Insight, wit and analysis as BBC correspondents, journalists and writers take a closer look at the stories behind the headlines.


  • Saturday, January 13, 2018 5:48am
    Why it's far too early to write Silvio Berlusconi's political obituary. Kate Adie introduces stories from correspondents around the world. With a general election in March, James Reynolds finds some familiar faces on the campaign trail in Italy but will the grey men triumph? In Tanzania, it's idle machines and empty buildings that greet Helen Grady as 'mitumba' or cheap, imported, second-hand clothes are destroying the local textile industry. Auliya Atrafi is in northeastern Afghanistan in a village where few working-age men remain - many are now in prison in Iran sentenced to death for smuggling drugs. Jannat Jalil ponders presidential gifts, Franco-Chinese relations, and horse-diplomacy. And Lindsay Johns returns to Martinique to mark the death of a woman he once called mom.
  • Thursday, January 11, 2018 6:59am
    Lucy Ash finds that morale is low amongst Ukrainian troops in the east of the country as they endure another winter at war and the frozen conflict rumbles on. John Sudworth assesses rural poverty in China from the dizzying heights of a village accessible only by climbing half a mile of ladders. Recent protests prompt Rana Rahimpour to reflect on previous rounds of unrest in Iran, and how parents are once again worrying if their children will return home. Sara Wheeler soaks up the scenery in the north of Vietnam and marvels at the foot rowers of Tam Coc. And Jeremy Grange finds that memories of the slave trade are still very much alive in Tanzania.
  • Saturday, December 30, 2017 7:28am
    The migrants clinging to hope, NATO military manoeuvres and a jungle prince.

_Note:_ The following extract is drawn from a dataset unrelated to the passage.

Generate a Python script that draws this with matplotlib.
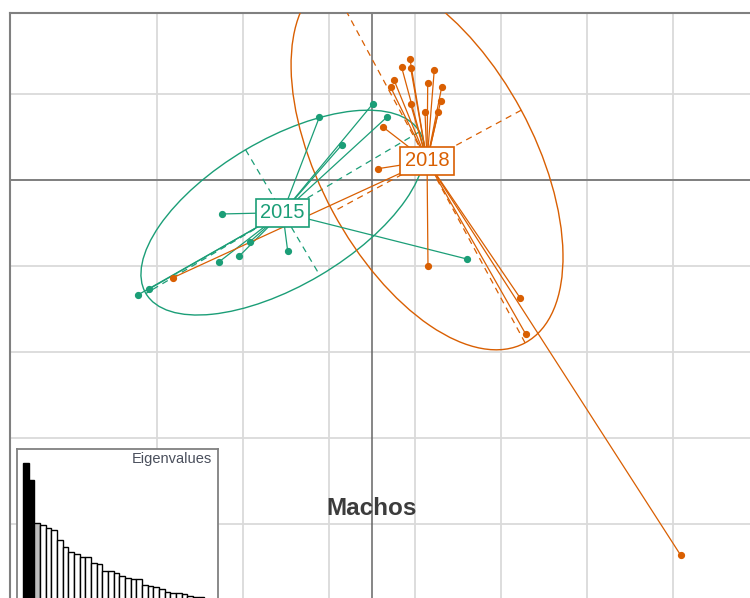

Kate Adie introduces some memorable moments correspondents have shared on the programme in 2017. Benjamin Zand encounters 'lies, lies and yet more lies" as he follows the treacherous migrant route that hundreds of thousands of people have followed in the hope of reaching Europe from Africa. Shaimaa Khalil recalls growing up in Egypt and her first experience of sexual harassment aged 11 #metoo. Emily Unia watches a NATO display of military might in Romania, but can't escape noticing that some members of the press pack don't seem to be taking it seriously. Tim Whewell tries to talk his way into Abkhazia - a country which most of the world refuses to recognise. And Justin Rowlatt has the tale of the lonely death of an Indian prince reduced to living in abject poverty in a hunting lodge in a forest in Delhi. Producer: Joe Kent.
  • Sunday, December 24, 2017 8:00am
    In a festive edition for Christmas Eve, Mishal Husain presents pieces by: Ian McMillan on the special pleasures of Christmas Eve; Sarah Oliver on advice for those daunted by the seasonal food extravaganza; Padraig O Tuama on what happened when Bethlehem came to Belfast; Datshiane Navanayagam on the make-or-break power of customer service departments at this time of year; and Jonnie Bayfield on how he fared in devising out-of-the-ordinary gift options.
  • Saturday, December 23, 2017 6:00am
    Killing time on election day in Catalonia and the bitter experience of applying for a visa. Correspondents share their stories, insights, and complaints. Introduced by Kate Adie. Reporting restrictions on polling day prompt Kevin Connolly to explore Barcelona and take a bit of a gamble. Yolande Knell tries to ignore the tempting local delicacies in Jerusalem and sample public opinion instead. Linda Pressly meets the people hoping the river the Pilcomayo will once again flow through the Chaco – one of the most arid and unforgiving regions of South America situated along the border between Paraguay and Argentina. Chris Bowlby remembers New Year’s Eve 1992 and the moment when Czechoslovakia became the Czech Republic, and Slovakia. And of the many challenges that foreign reporting presents, the one Colin Freeman dreads most is applying for a visa.